Task to carry out:
Repeat each line of the material below exactly as it appears, minus any pictures.
-------- Given information
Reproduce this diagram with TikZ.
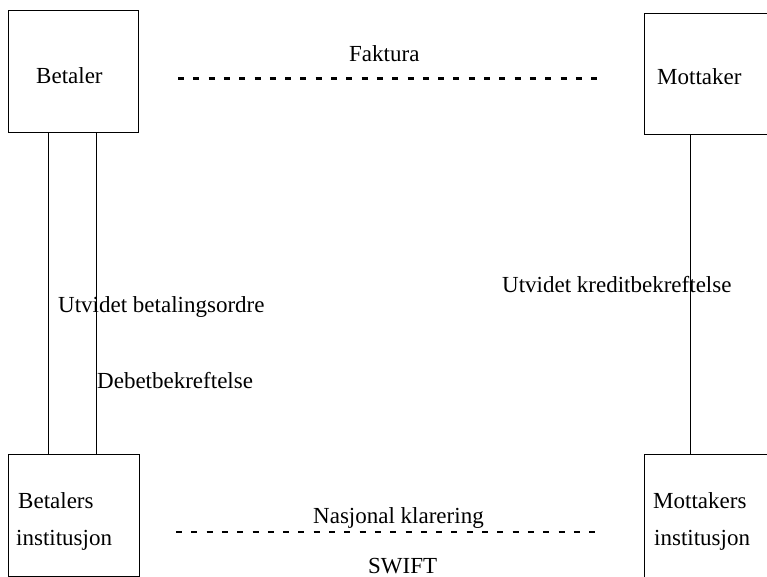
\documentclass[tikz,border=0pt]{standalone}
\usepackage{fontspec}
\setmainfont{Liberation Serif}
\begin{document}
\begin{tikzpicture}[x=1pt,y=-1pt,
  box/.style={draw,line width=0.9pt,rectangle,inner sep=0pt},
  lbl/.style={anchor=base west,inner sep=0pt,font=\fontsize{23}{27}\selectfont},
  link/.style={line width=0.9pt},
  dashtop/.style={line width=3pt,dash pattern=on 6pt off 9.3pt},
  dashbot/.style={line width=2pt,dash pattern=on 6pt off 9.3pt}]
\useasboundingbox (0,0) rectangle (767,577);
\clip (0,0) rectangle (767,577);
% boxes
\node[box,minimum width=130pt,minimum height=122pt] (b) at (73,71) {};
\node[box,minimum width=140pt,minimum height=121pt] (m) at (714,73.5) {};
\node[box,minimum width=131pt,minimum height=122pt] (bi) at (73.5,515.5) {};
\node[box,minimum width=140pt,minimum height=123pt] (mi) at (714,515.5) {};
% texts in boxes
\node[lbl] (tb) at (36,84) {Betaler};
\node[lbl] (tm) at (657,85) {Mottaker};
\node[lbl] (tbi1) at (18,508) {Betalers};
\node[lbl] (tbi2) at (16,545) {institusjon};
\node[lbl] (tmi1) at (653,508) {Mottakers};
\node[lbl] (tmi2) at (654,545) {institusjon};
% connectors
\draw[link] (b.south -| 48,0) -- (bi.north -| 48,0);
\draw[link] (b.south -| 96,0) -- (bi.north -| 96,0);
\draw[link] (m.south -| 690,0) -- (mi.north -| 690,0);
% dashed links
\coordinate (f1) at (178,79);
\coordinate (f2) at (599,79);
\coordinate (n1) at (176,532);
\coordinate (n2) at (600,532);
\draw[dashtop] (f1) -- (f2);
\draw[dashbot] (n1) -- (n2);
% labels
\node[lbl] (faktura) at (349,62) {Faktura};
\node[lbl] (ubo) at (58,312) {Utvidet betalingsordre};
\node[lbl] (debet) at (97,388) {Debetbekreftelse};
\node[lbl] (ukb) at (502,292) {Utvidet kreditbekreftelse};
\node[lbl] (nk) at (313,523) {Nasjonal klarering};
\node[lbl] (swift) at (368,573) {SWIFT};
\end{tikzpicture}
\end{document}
----------------
Response below:
Reproduce this diagram with TikZ.
\documentclass[tikz,border=0pt]{standalone}
\usepackage{fontspec}
\setmainfont{Liberation Serif}
\begin{document}
\begin{tikzpicture}[x=1pt,y=-1pt,
  box/.style={draw,line width=0.9pt,rectangle,inner sep=0pt},
  lbl/.style={anchor=base west,inner sep=0pt,font=\fontsize{23}{27}\selectfont},
  link/.style={line width=0.9pt},
  dashtop/.style={line width=3pt,dash pattern=on 6pt off 9.3pt},
  dashbot/.style={line width=2pt,dash pattern=on 6pt off 9.3pt}]
\useasboundingbox (0,0) rectangle (767,577);
\clip (0,0) rectangle (767,577);
% boxes
\node[box,minimum width=130pt,minimum height=122pt] (b) at (73,71) {};
\node[box,minimum width=140pt,minimum height=121pt] (m) at (714,73.5) {};
\node[box,minimum width=131pt,minimum height=122pt] (bi) at (73.5,515.5) {};
\node[box,minimum width=140pt,minimum height=123pt] (mi) at (714,515.5) {};
% texts in boxes
\node[lbl] (tb) at (36,84) {Betaler};
\node[lbl] (tm) at (657,85) {Mottaker};
\node[lbl] (tbi1) at (18,508) {Betalers};
\node[lbl] (tbi2) at (16,545) {institusjon};
\node[lbl] (tmi1) at (653,508) {Mottakers};
\node[lbl] (tmi2) at (654,545) {institusjon};
% connectors
\draw[link] (b.south -| 48,0) -- (bi.north -| 48,0);
\draw[link] (b.south -| 96,0) -- (bi.north -| 96,0);
\draw[link] (m.south -| 690,0) -- (mi.north -| 690,0);
% dashed links
\coordinate (f1) at (178,79);
\coordinate (f2) at (599,79);
\coordinate (n1) at (176,532);
\coordinate (n2) at (600,532);
\draw[dashtop] (f1) -- (f2);
\draw[dashbot] (n1) -- (n2);
% labels
\node[lbl] (faktura) at (349,62) {Faktura};
\node[lbl] (ubo) at (58,312) {Utvidet betalingsordre};
\node[lbl] (debet) at (97,388) {Debetbekreftelse};
\node[lbl] (ukb) at (502,292) {Utvidet kreditbekreftelse};
\node[lbl] (nk) at (313,523) {Nasjonal klarering};
\node[lbl] (swift) at (368,573) {SWIFT};
\end{tikzpicture}
\end{document}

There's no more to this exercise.